┌────────

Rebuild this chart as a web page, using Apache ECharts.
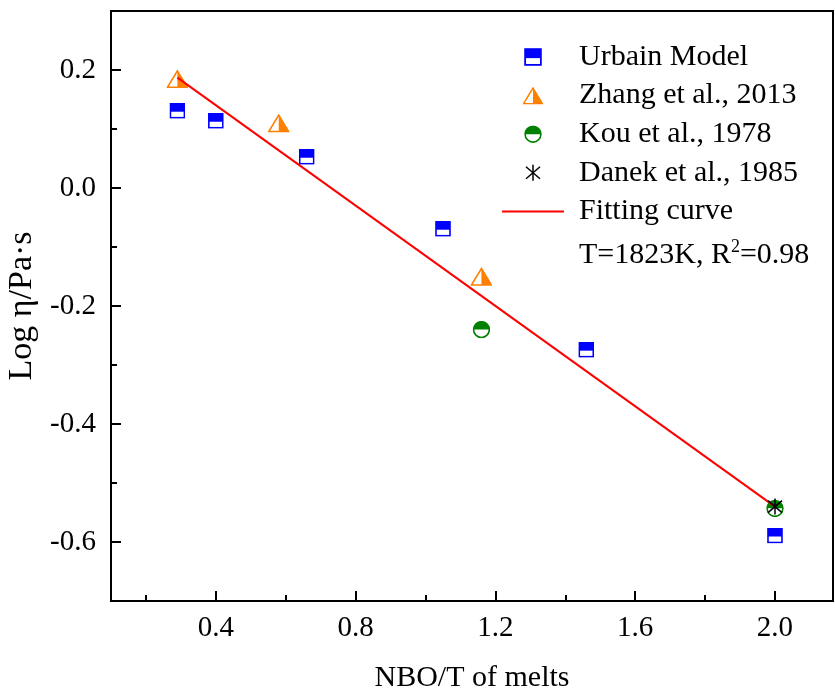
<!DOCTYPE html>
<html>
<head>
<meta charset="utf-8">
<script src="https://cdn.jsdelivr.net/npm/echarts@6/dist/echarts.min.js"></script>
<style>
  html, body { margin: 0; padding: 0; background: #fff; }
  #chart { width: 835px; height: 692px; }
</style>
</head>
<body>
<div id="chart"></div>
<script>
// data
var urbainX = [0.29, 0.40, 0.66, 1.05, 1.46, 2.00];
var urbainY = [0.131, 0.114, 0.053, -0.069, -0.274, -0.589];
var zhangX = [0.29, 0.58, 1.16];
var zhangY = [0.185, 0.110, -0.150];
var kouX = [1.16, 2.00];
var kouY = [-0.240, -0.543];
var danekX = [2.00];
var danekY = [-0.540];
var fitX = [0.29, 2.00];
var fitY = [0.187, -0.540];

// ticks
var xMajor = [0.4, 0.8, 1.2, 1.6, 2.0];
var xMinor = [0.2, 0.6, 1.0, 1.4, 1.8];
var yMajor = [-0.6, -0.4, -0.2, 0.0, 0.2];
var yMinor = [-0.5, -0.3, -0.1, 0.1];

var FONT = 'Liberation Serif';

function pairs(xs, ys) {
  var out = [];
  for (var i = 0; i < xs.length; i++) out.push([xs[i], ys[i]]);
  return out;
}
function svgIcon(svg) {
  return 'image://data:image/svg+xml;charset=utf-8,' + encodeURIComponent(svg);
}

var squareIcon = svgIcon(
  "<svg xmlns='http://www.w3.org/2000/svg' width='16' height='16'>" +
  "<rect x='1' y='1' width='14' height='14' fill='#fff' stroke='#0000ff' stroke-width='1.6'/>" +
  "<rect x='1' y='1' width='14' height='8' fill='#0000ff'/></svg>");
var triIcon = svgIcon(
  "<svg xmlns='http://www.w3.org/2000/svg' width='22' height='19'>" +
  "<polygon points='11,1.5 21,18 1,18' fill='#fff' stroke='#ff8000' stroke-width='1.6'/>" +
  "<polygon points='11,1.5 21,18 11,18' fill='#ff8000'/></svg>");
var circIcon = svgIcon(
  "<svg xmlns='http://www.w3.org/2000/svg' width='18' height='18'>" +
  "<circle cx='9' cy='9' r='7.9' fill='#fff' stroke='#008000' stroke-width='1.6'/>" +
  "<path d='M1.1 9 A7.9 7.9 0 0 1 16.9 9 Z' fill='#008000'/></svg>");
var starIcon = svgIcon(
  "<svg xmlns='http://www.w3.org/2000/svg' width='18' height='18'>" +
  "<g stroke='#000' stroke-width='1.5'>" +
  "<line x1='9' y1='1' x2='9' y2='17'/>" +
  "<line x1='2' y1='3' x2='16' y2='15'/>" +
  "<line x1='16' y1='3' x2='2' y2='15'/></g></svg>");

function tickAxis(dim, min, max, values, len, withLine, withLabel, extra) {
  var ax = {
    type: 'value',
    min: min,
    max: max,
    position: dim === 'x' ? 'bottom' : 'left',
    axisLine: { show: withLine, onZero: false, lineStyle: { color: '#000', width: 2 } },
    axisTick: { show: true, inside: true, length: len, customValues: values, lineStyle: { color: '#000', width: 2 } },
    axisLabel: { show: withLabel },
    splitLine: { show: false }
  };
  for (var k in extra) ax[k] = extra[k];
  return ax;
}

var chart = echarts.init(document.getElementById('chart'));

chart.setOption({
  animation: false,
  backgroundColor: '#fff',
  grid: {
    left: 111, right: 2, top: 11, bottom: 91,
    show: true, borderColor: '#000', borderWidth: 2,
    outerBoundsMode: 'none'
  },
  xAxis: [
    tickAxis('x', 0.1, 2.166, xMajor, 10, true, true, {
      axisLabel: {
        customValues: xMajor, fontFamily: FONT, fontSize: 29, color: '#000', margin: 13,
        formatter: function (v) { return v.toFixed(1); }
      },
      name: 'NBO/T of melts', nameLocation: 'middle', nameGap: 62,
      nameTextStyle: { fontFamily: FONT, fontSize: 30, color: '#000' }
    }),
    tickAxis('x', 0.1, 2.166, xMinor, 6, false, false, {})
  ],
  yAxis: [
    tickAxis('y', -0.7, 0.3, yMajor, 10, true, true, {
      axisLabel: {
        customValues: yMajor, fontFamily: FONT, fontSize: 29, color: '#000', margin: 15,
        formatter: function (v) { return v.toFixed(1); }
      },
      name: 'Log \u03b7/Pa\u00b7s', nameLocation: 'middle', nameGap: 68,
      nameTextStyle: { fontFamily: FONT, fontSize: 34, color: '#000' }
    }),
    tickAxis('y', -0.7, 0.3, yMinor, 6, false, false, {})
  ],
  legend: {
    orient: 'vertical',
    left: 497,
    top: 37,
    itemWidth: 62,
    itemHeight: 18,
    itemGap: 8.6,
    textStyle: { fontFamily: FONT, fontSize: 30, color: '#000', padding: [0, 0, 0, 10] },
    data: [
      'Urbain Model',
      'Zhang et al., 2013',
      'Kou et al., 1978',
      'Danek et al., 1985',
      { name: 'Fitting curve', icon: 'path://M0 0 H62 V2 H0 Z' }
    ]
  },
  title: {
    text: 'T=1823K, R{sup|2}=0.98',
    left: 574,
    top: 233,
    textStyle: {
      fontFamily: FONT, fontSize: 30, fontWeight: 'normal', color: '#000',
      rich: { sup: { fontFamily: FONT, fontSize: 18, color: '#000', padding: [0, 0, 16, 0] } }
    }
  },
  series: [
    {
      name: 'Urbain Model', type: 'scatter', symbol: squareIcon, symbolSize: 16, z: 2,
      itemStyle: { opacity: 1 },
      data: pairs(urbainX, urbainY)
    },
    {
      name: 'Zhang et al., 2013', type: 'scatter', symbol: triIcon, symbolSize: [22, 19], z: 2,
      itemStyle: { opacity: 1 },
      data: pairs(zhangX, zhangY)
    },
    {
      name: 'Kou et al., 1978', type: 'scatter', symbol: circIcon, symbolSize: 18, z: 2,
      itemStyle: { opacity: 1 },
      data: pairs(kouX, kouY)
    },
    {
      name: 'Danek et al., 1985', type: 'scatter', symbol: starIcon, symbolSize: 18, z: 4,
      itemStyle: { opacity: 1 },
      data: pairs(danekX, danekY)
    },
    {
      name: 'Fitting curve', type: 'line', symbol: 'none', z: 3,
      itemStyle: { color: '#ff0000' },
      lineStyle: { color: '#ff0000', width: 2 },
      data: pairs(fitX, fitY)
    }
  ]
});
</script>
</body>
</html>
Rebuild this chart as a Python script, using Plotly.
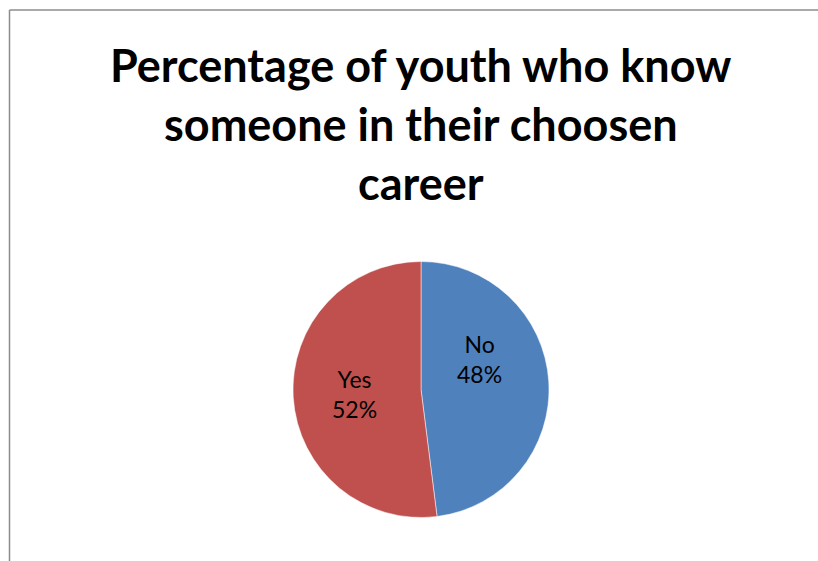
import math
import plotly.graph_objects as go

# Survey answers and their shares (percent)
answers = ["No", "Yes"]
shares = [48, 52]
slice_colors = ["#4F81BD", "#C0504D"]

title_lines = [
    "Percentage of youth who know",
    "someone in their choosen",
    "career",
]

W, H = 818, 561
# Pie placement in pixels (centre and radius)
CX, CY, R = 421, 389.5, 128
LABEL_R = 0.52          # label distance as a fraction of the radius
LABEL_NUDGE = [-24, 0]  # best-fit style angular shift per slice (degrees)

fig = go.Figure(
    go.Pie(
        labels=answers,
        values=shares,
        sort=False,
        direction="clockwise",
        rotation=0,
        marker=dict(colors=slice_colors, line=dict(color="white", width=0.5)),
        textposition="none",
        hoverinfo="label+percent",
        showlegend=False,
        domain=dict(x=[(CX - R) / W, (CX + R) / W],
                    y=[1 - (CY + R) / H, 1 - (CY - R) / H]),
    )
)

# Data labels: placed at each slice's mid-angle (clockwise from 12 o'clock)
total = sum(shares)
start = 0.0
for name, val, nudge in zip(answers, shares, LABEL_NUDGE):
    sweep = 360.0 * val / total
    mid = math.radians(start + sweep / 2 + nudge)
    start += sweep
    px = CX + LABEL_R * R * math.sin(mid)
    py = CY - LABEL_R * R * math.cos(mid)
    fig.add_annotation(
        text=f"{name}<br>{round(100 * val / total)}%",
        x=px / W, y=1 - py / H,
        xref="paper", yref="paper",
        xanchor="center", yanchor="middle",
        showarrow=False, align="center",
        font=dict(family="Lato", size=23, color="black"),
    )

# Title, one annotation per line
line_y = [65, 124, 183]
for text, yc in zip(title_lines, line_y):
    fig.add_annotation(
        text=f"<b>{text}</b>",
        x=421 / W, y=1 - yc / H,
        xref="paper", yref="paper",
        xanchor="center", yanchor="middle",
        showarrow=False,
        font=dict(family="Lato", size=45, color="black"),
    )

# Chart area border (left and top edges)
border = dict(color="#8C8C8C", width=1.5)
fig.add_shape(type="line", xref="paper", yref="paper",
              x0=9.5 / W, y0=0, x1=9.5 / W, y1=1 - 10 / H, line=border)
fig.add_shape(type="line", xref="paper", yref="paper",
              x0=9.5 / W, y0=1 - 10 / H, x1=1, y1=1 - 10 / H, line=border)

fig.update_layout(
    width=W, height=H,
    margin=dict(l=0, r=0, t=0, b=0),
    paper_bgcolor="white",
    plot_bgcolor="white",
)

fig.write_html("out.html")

└────────

§ Exercise details
Extract exactly, and only, the lines from the one with "Rebuild this chart as a Python" to the one with "LABEL_NUDGE = [-24, 0]", both ends counted. Leave the images behind.

§ Result of the task
Rebuild this chart as a Python script, using Plotly.
import math
import plotly.graph_objects as go

# Survey answers and their shares (percent)
answers = ["No", "Yes"]
shares = [48, 52]
slice_colors = ["#4F81BD", "#C0504D"]

title_lines = [
    "Percentage of youth who know",
    "someone in their choosen",
    "career",
]

W, H = 818, 561
# Pie placement in pixels (centre and radius)
CX, CY, R = 421, 389.5, 128
LABEL_R = 0.52          # label distance as a fraction of the radius
LABEL_NUDGE = [-24, 0]  # best-fit style angular shift per slice (degrees)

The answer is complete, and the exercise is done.